§ EXERCISE GOAL
Take the listing from its first line through the line that contains "H_TICKS = [0, 100, 200, 300]" and please retype those lines exactly, leaving out the pictures.

**** SOURCE DATA

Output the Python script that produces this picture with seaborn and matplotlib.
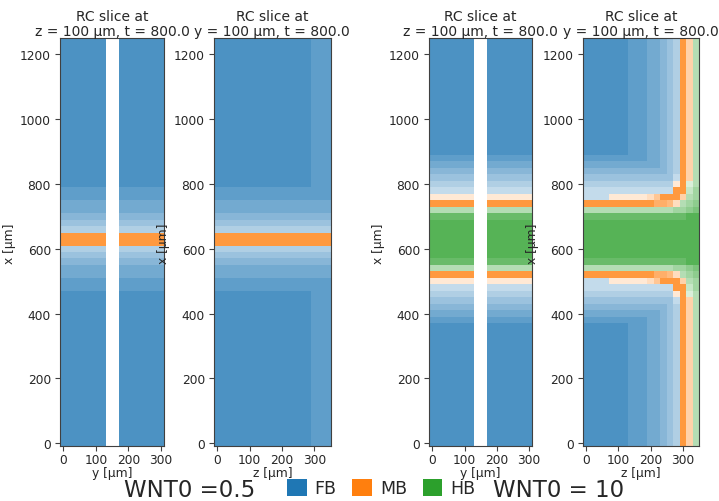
import numpy as np
import matplotlib
matplotlib.use("Agg")
import matplotlib.pyplot as plt
from matplotlib.colors import LinearSegmentedColormap
from matplotlib.patches import Patch
import seaborn as sns

sns.set_style("ticks")
plt.rcParams["font.family"] = ["DejaVu Sans"]

# ---------------------------------------------------------------------------
# Cell-type legend
CELL_TYPES = ["FB", "MB", "HB"]
TYPE_COLORS = sns.color_palette("tab10", 3)
MAX_ALPHA = 0.8

# Cell codes: FB '1'..'9', MB 'a'..'i', HB 'A'..'I' (level k/9 of the
# type's probability), '.' = outside the tissue.
TYPE_CODES = ["123456789", "abcdefghi", "ABCDEFGHI"]

# Lattice of the slices (µm); spacing 20 µm
X_RANGE = (0, 1240)
Y_RANGE = (0, 300)
Z_RANGE = (0, 340)
STEP = 20

X_TICKS = [0, 200, 400, 600, 800, 1000, 1200]
H_TICKS = [0, 100, 200, 300]

# Each slice: runs of (number of rows, row string), from x = 0 upwards.
# ---- WNT0 = 0.5, slice at z = 100 µm (columns: y)
WNT05_Y_ROWS = [
    (24, "9999999..9999999"),
    (2, "8888888..8888888"),
    (2, "7777777..7777777"),
    (1, "6666666..6666666"),
    (1, "5555555..5555555"),
    (1, "4444444..4444444"),
    (2, "iiiiiii..iiiiiii"),
    (1, "4444444..4444444"),
    (1, "5555555..5555555"),
    (1, "6666666..6666666"),
    (2, "7777777..7777777"),
    (2, "8888888..8888888"),
    (23, "9999999..9999999"),
]

# ---- WNT0 = 0.5, slice at y = 100 µm (columns: z)
WNT05_Z_ROWS = [
    (24, "999999999999999888"),
    (2, "888888888888888888"),
    (2, "777777777777777777"),
    (1, "666666666666666666"),
    (1, "555555555555555555"),
    (1, "444444444444444444"),
    (2, "iiiiiiiiiiiiiiiiii"),
    (1, "444444444444444444"),
    (1, "555555555555555555"),
    (1, "666666666666666666"),
    (2, "777777777777777777"),
    (2, "888888888888888888"),
    (23, "999999999999999888"),
]

# ---- WNT0 = 10, slice at z = 100 µm (columns: y)
WNT10_Y_ROWS = [
    (19, "9999999..9999999"),
    (1, "8888888..8888888"),
    (1, "7777777..7777777"),
    (1, "6666666..6666666"),
    (1, "5555555..5555555"),
    (1, "4444444..4444444"),
    (1, "3333333..3333333"),
    (1, "bbbbbbb..bbbbbbb"),
    (1, "iiiiiii..iiiiiii"),
    (1, "DDDDDDD..DDDDDDD"),
    (1, "HHHHHHH..HHHHHHH"),
    (6, "IIIIIII..IIIIIII"),
    (1, "HHHHHHH..HHHHHHH"),
    (1, "DDDDDDD..DDDDDDD"),
    (1, "iiiiiii..iiiiiii"),
    (1, "bbbbbbb..bbbbbbb"),
    (1, "3333333..3333333"),
    (1, "4444444..4444444"),
    (1, "5555555..5555555"),
    (1, "6666666..6666666"),
    (1, "7777777..7777777"),
    (1, "8888888..8888888"),
    (18, "9999999..9999999"),
]

# ---- WNT0 = 10, slice at y = 100 µm (columns: z)
WNT10_Z_ROWS = [
    (19, "999999988877654idD"),
    (1, "888888888877654idD"),
    (1, "777777777777654idD"),
    (1, "666666666666654idD"),
    (1, "555555555555553idD"),
    (1, "44444444444444biBD"),
    (1, "33333333333333iiCE"),
    (1, "3333bbbbbbceiiidDE"),
    (1, "iiiiiiiiiiiggfcDEF"),
    (1, "DDDDDDDDDDDDDDEEFG"),
    (1, "HHHHHHHHHHHHHHHHII"),
    (6, "IIIIIIIIIIIIIIIIII"),
    (1, "HHHHHHHHHHHHHHHHII"),
    (1, "DDDDDDDDDDDDDDEEFG"),
    (1, "iiiiiiiiiiiggfcDEF"),
    (1, "3333bbbbbbceiiidDE"),
    (1, "33333333333333iiCE"),
    (1, "44444444444444biBD"),
    (1, "555555555555553idD"),
    (1, "666666666666654idD"),
    (1, "777777777777654idD"),
    (1, "888888888877654idD"),
    (18, "999999988877654idD"),
]

PANELS = [
    (WNT05_Y_ROWS, "y", "z = 100 µm, t = 800.0", Y_RANGE),
    (WNT05_Z_ROWS, "z", "y = 100 µm, t = 800.0", Z_RANGE),
    (WNT10_Y_ROWS, "y", "z = 100 µm, t = 800.0", Y_RANGE),
    (WNT10_Z_ROWS, "z", "y = 100 µm, t = 800.0", Z_RANGE),
]

# Axes boxes in pixels: (left, right), shared top/bottom
FIG_W, FIG_H = 719, 502
AX_X = [(60, 164.3), (214, 330.7), (429, 532.3), (582.7, 699.3)]
AX_TOP, AX_BOTTOM = 39.3, 447.3


def expand(runs):
    rows = []
    for n, s in runs:
        rows.extend([s] * n)
    return rows


def layers(rows):
    grid = np.array([list(r) for r in rows])
    out = []
    for t, chars in enumerate(TYPE_CODES):
        arr = np.full(grid.shape, np.nan)
        for k, ch in enumerate(chars, start=1):
            arr[grid == ch] = k / len(chars)
        out.append(arr)
    return out


def type_cmap(color):
    full = 1 - MAX_ALPHA * (1 - np.asarray(color))
    return LinearSegmentedColormap.from_list("", [(1, 1, 1), tuple(full)])


CMAPS = [type_cmap(c) for c in TYPE_COLORS]

fig = plt.figure(figsize=(FIG_W / 100, FIG_H / 100), dpi=100)

for (runs, hname, where, hrange), (xl, xr) in zip(PANELS, AX_X):
    ax = fig.add_axes([xl / FIG_W, 1 - AX_BOTTOM / FIG_H,
                       (xr - xl) / FIG_W, (AX_BOTTOM - AX_TOP) / FIG_H])
    rows = expand(runs)
    nrows, ncols = len(rows), len(rows[0])
    for arr, cmap in zip(layers(rows), CMAPS):
        if np.all(np.isnan(arr)):
            continue
        sns.heatmap(arr, mask=np.isnan(arr), cmap=cmap, vmin=0, vmax=1,
                    cbar=False, ax=ax, xticklabels=False, yticklabels=False)
    ax.set_xlim(0, ncols)
    ax.set_ylim(0, nrows)
    for sp in ax.spines.values():
        sp.set_visible(True)
        sp.set_color(".25")
        sp.set_linewidth(0.8)
    ax.set_yticks([(v - X_RANGE[0] + STEP / 2) / STEP for v in X_TICKS])
    ax.set_yticklabels([str(v) for v in X_TICKS], rotation=0)
    ax.set_xticks([(v - hrange[0] + STEP / 2) / STEP for v in H_TICKS])
    ax.set_xticklabels([str(v) for v in H_TICKS], rotation=0)
    ax.tick_params(labelsize=8.8, length=3.5, width=0.8, color=".25",
                   left=True, bottom=True)
    ax.tick_params(axis="y", pad=3)
    ax.tick_params(axis="x", pad=1)
    ax.set_ylabel("x [µm]", fontsize=8.8, labelpad=3)
    ax.set_xlabel(f"{hname} [µm]", fontsize=8.8, labelpad=0)
    ax.set_title(f"RC slice at\n{where}", fontsize=10, pad=2, linespacing=1.1)

# Figure legend for the cell types, flanked by the two WNT0 labels
handles = [Patch(facecolor=c, edgecolor="none") for c in TYPE_COLORS]
fig.legend(handles, CELL_TYPES, loc="center", ncol=3, frameon=False,
           fontsize=12.5, handlelength=1.15, handleheight=1.15,
           handletextpad=0.45, columnspacing=0.9, borderpad=0,
           bbox_to_anchor=(381 / FIG_W, 1 - 489 / FIG_H))
fig.text(190 / FIG_W, 1 - 497 / FIG_H, "WNT0 =0.5", ha="center",
         va="baseline", fontsize=16.5)
fig.text(558.5 / FIG_W, 1 - 497 / FIG_H, "WNT0 = 10", ha="center",
         va="baseline", fontsize=16.5)

fig.savefig("out.png", dpi=100, facecolor="white")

********

§ EXPECTED OUTPUT
Output the Python script that produces this picture with seaborn and matplotlib.
import numpy as np
import matplotlib
matplotlib.use("Agg")
import matplotlib.pyplot as plt
from matplotlib.colors import LinearSegmentedColormap
from matplotlib.patches import Patch
import seaborn as sns

sns.set_style("ticks")
plt.rcParams["font.family"] = ["DejaVu Sans"]

# ---------------------------------------------------------------------------
# Cell-type legend
CELL_TYPES = ["FB", "MB", "HB"]
TYPE_COLORS = sns.color_palette("tab10", 3)
MAX_ALPHA = 0.8

# Cell codes: FB '1'..'9', MB 'a'..'i', HB 'A'..'I' (level k/9 of the
# type's probability), '.' = outside the tissue.
TYPE_CODES = ["123456789", "abcdefghi", "ABCDEFGHI"]

# Lattice of the slices (µm); spacing 20 µm
X_RANGE = (0, 1240)
Y_RANGE = (0, 300)
Z_RANGE = (0, 340)
STEP = 20

X_TICKS = [0, 200, 400, 600, 800, 1000, 1200]
H_TICKS = [0, 100, 200, 300]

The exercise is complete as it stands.